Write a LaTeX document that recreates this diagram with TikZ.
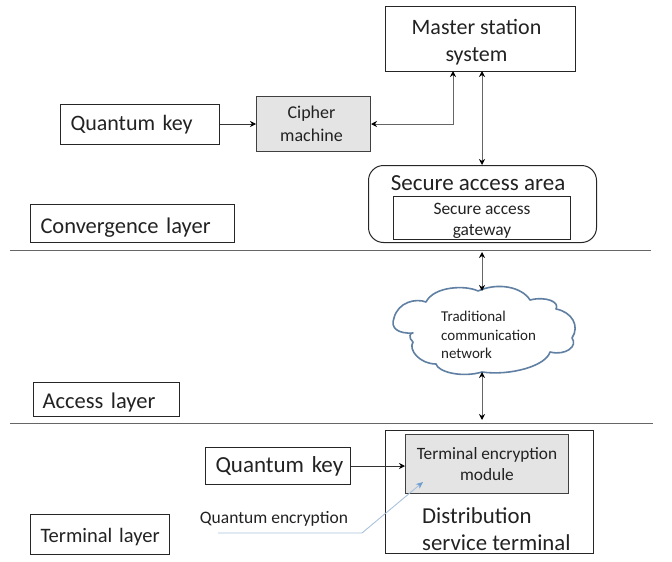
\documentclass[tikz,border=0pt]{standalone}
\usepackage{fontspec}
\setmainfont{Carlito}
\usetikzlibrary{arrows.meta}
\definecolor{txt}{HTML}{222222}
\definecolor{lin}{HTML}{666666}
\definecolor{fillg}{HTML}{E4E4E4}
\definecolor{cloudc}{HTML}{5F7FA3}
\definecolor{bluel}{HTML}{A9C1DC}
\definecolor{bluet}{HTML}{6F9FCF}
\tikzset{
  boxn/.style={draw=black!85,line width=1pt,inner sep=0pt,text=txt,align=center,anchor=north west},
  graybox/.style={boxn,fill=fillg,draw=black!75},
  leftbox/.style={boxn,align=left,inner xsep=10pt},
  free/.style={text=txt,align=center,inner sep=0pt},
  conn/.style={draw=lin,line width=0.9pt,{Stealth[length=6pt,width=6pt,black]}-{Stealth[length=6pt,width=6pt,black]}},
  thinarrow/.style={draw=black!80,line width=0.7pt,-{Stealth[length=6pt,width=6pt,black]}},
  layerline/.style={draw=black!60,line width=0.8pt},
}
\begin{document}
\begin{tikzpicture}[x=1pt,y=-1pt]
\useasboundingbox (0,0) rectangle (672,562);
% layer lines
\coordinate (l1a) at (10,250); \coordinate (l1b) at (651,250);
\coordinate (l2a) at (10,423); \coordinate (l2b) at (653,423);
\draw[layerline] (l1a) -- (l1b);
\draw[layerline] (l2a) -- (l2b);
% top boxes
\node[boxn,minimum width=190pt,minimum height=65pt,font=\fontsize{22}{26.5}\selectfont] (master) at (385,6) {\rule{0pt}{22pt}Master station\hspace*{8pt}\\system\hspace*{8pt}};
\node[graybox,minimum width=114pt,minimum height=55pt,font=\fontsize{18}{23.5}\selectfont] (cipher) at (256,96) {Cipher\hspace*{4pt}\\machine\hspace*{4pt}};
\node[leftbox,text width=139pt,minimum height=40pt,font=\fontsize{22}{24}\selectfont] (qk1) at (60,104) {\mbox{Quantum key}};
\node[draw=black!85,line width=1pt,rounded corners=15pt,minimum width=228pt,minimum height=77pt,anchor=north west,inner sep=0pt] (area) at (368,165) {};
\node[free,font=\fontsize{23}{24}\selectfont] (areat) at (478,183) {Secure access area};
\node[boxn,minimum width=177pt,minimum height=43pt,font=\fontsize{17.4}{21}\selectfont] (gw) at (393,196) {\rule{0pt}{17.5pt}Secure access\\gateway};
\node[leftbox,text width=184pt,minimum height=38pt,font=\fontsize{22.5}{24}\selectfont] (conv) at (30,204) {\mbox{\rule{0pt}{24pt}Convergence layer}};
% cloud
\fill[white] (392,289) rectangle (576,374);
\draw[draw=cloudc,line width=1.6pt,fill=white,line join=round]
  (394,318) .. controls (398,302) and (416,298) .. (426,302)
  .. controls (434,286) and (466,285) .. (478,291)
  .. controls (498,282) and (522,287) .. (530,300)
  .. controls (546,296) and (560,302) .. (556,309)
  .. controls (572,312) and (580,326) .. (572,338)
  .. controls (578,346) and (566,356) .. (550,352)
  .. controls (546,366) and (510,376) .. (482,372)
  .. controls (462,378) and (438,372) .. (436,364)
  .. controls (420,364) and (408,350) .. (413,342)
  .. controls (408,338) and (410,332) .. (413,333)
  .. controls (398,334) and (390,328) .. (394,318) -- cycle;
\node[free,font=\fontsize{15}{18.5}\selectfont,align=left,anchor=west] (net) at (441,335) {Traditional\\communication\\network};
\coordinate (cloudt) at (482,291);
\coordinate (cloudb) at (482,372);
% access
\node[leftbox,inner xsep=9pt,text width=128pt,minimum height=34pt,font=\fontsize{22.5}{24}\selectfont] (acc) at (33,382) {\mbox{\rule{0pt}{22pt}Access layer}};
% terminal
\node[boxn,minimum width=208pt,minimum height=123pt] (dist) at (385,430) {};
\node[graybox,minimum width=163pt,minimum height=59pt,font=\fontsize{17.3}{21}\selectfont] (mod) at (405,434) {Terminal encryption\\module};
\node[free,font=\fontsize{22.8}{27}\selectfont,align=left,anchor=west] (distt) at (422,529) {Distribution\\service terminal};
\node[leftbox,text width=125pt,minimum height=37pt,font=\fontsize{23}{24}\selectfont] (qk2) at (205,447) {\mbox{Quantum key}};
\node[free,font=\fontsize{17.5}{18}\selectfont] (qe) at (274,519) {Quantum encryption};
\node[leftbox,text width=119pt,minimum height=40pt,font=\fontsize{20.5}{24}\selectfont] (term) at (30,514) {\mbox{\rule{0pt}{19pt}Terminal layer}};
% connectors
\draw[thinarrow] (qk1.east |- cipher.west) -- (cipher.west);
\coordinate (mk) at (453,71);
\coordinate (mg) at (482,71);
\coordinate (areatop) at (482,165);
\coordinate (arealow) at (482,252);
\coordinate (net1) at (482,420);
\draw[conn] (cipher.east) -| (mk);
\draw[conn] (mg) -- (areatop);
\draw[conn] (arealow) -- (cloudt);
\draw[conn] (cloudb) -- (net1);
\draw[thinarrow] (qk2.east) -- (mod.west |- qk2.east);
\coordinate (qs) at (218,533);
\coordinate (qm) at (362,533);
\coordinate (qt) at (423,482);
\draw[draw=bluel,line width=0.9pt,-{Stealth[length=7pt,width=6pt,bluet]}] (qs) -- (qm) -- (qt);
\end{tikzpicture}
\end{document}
----------------------------------------
• [EXERCISE] Copy out all of the material exactly as written, without its pictures.

• [EXERCISE SOLUTION]
Write a LaTeX document that recreates this diagram with TikZ.
\documentclass[tikz,border=0pt]{standalone}
\usepackage{fontspec}
\setmainfont{Carlito}
\usetikzlibrary{arrows.meta}
\definecolor{txt}{HTML}{222222}
\definecolor{lin}{HTML}{666666}
\definecolor{fillg}{HTML}{E4E4E4}
\definecolor{cloudc}{HTML}{5F7FA3}
\definecolor{bluel}{HTML}{A9C1DC}
\definecolor{bluet}{HTML}{6F9FCF}
\tikzset{
  boxn/.style={draw=black!85,line width=1pt,inner sep=0pt,text=txt,align=center,anchor=north west},
  graybox/.style={boxn,fill=fillg,draw=black!75},
  leftbox/.style={boxn,align=left,inner xsep=10pt},
  free/.style={text=txt,align=center,inner sep=0pt},
  conn/.style={draw=lin,line width=0.9pt,{Stealth[length=6pt,width=6pt,black]}-{Stealth[length=6pt,width=6pt,black]}},
  thinarrow/.style={draw=black!80,line width=0.7pt,-{Stealth[length=6pt,width=6pt,black]}},
  layerline/.style={draw=black!60,line width=0.8pt},
}
\begin{document}
\begin{tikzpicture}[x=1pt,y=-1pt]
\useasboundingbox (0,0) rectangle (672,562);
% layer lines
\coordinate (l1a) at (10,250); \coordinate (l1b) at (651,250);
\coordinate (l2a) at (10,423); \coordinate (l2b) at (653,423);
\draw[layerline] (l1a) -- (l1b);
\draw[layerline] (l2a) -- (l2b);
% top boxes
\node[boxn,minimum width=190pt,minimum height=65pt,font=\fontsize{22}{26.5}\selectfont] (master) at (385,6) {\rule{0pt}{22pt}Master station\hspace*{8pt}\\system\hspace*{8pt}};
\node[graybox,minimum width=114pt,minimum height=55pt,font=\fontsize{18}{23.5}\selectfont] (cipher) at (256,96) {Cipher\hspace*{4pt}\\machine\hspace*{4pt}};
\node[leftbox,text width=139pt,minimum height=40pt,font=\fontsize{22}{24}\selectfont] (qk1) at (60,104) {\mbox{Quantum key}};
\node[draw=black!85,line width=1pt,rounded corners=15pt,minimum width=228pt,minimum height=77pt,anchor=north west,inner sep=0pt] (area) at (368,165) {};
\node[free,font=\fontsize{23}{24}\selectfont] (areat) at (478,183) {Secure access area};
\node[boxn,minimum width=177pt,minimum height=43pt,font=\fontsize{17.4}{21}\selectfont] (gw) at (393,196) {\rule{0pt}{17.5pt}Secure access\\gateway};
\node[leftbox,text width=184pt,minimum height=38pt,font=\fontsize{22.5}{24}\selectfont] (conv) at (30,204) {\mbox{\rule{0pt}{24pt}Convergence layer}};
% cloud
\fill[white] (392,289) rectangle (576,374);
\draw[draw=cloudc,line width=1.6pt,fill=white,line join=round]
  (394,318) .. controls (398,302) and (416,298) .. (426,302)
  .. controls (434,286) and (466,285) .. (478,291)
  .. controls (498,282) and (522,287) .. (530,300)
  .. controls (546,296) and (560,302) .. (556,309)
  .. controls (572,312) and (580,326) .. (572,338)
  .. controls (578,346) and (566,356) .. (550,352)
  .. controls (546,366) and (510,376) .. (482,372)
  .. controls (462,378) and (438,372) .. (436,364)
  .. controls (420,364) and (408,350) .. (413,342)
  .. controls (408,338) and (410,332) .. (413,333)
  .. controls (398,334) and (390,328) .. (394,318) -- cycle;
\node[free,font=\fontsize{15}{18.5}\selectfont,align=left,anchor=west] (net) at (441,335) {Traditional\\communication\\network};
\coordinate (cloudt) at (482,291);
\coordinate (cloudb) at (482,372);
% access
\node[leftbox,inner xsep=9pt,text width=128pt,minimum height=34pt,font=\fontsize{22.5}{24}\selectfont] (acc) at (33,382) {\mbox{\rule{0pt}{22pt}Access layer}};
% terminal
\node[boxn,minimum width=208pt,minimum height=123pt] (dist) at (385,430) {};
\node[graybox,minimum width=163pt,minimum height=59pt,font=\fontsize{17.3}{21}\selectfont] (mod) at (405,434) {Terminal encryption\\module};
\node[free,font=\fontsize{22.8}{27}\selectfont,align=left,anchor=west] (distt) at (422,529) {Distribution\\service terminal};
\node[leftbox,text width=125pt,minimum height=37pt,font=\fontsize{23}{24}\selectfont] (qk2) at (205,447) {\mbox{Quantum key}};
\node[free,font=\fontsize{17.5}{18}\selectfont] (qe) at (274,519) {Quantum encryption};
\node[leftbox,text width=119pt,minimum height=40pt,font=\fontsize{20.5}{24}\selectfont] (term) at (30,514) {\mbox{\rule{0pt}{19pt}Terminal layer}};
% connectors
\draw[thinarrow] (qk1.east |- cipher.west) -- (cipher.west);
\coordinate (mk) at (453,71);
\coordinate (mg) at (482,71);
\coordinate (areatop) at (482,165);
\coordinate (arealow) at (482,252);
\coordinate (net1) at (482,420);
\draw[conn] (cipher.east) -| (mk);
\draw[conn] (mg) -- (areatop);
\draw[conn] (arealow) -- (cloudt);
\draw[conn] (cloudb) -- (net1);
\draw[thinarrow] (qk2.east) -- (mod.west |- qk2.east);
\coordinate (qs) at (218,533);
\coordinate (qm) at (362,533);
\coordinate (qt) at (423,482);
\draw[draw=bluel,line width=0.9pt,-{Stealth[length=7pt,width=6pt,bluet]}] (qs) -- (qm) -- (qt);
\end{tikzpicture}
\end{document}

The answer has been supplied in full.